The partnership will also explore technologies to establish viable models of recycling in different countries. This includes chemical recycling technologies like pyrolysis, which the companies say is capable of producing virgin quality plastic from scrap materials. “These technologies will help Nestlé to increase the recycled content of its bottled water packaging to 35 percent and its overall product packaging to 15 percent by 2025,” the two firms state in a joint news release.

“Plastic waste is a challenge that requires an ecosystem of solutions all working simultaneously,” comments Magdi Batato, executive vice president and head of operations of Switzerland-based Nestlé. “This partnership is another specific step to accelerate our efforts in addressing the critical issue of plastic waste. Leveraging on Veolia’s technology and expertise, we will start with pilot projects in multiple countries, with the intention of scaling these up globally.”
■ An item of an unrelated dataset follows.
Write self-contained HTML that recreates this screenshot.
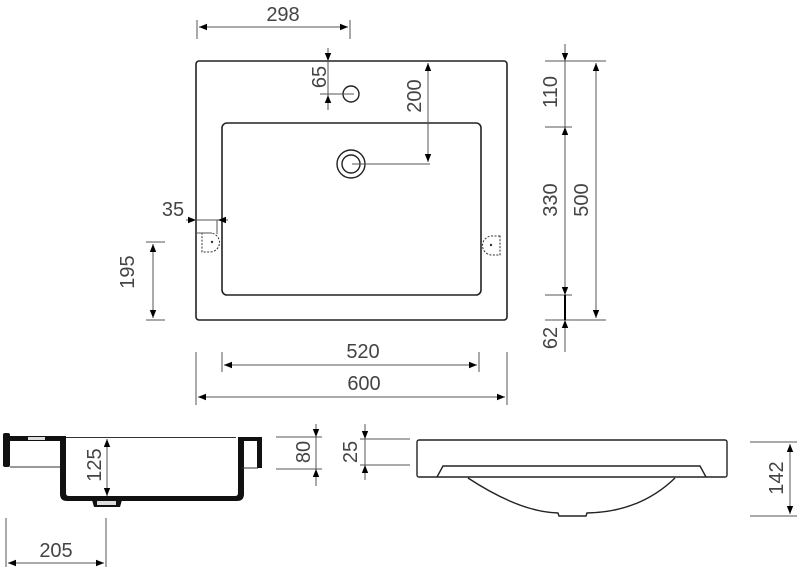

Remarks Laurent Auguste, senior executive vice president for development, innovation and markets at France-based Veolia, “I am very pleased and welcome the opportunity of this partnership with a global [food and beverage] leader like Nestlé, in the quest for a more circular economy of plastics. Our expertise in resource recovery and recycling has positioned us to tackle this issue with global brands and other value-chain actors, across all continents. We believe it is time to move towards more recycling of materials and we are happy to help our clients be ever more inventive so they can keep improving our quality of life, whilst protecting our planet and its resources.”

The partnership is in line with a commitment by Nestlé to make 100 percent of its packaging recyclable or reusable by 2025, according to the two firms.

Garnier makes commitment

Garnier
 

France-based Garnier pledged to continue to introduce measures to reduce plastic usage by committing to 100 percent postconsumer recycled (PCR) waste for shampoo, conditioner and leave-in conditioner bottles in its Fructis Sleek & Shine hair care collection by the end of 2019. According to a news release from Garnier, the company’s Fructis hair care products are produced in a zero-waste facility and the current packaging contains 50 percent postconsumer recycled waste. Also, the Garnier Fructis Sleek & Shine formula uses sustainably sourced Argan Oil from Southwest Morocco.

To promote the brand’s new commitment to PCR waste, the company plans to host an education-based mobile Greenhouse Tour in select retail locations across the U.S. from March to April 2019. 

“Garnier's mission is to develop beauty products that are both good for you and good for the planet,” says Anncy Rowe, senior vice president of marketing for Garnier. “The announcement of our new signature, 100 percent PCR initiative for Fructis Sleek & Shine and the Greenhouse Tour serves as a commitment to our customers that we continue to aspire to bring the highest quality, most efficacious naturally inspired formulas in the most sustainable quality packaging to the masses at a price point that's attainable.”

According to a Garnier news release, the company has been working with TerraCycle since 2011 to educate people on how to recycle responsibly. Garnier reports that since the partnership started, the brand has diverted more than 11.7 million empty bottles from landfill. Those bottles have been upcycled into materials such as raised garden beds, benches and picnic tables.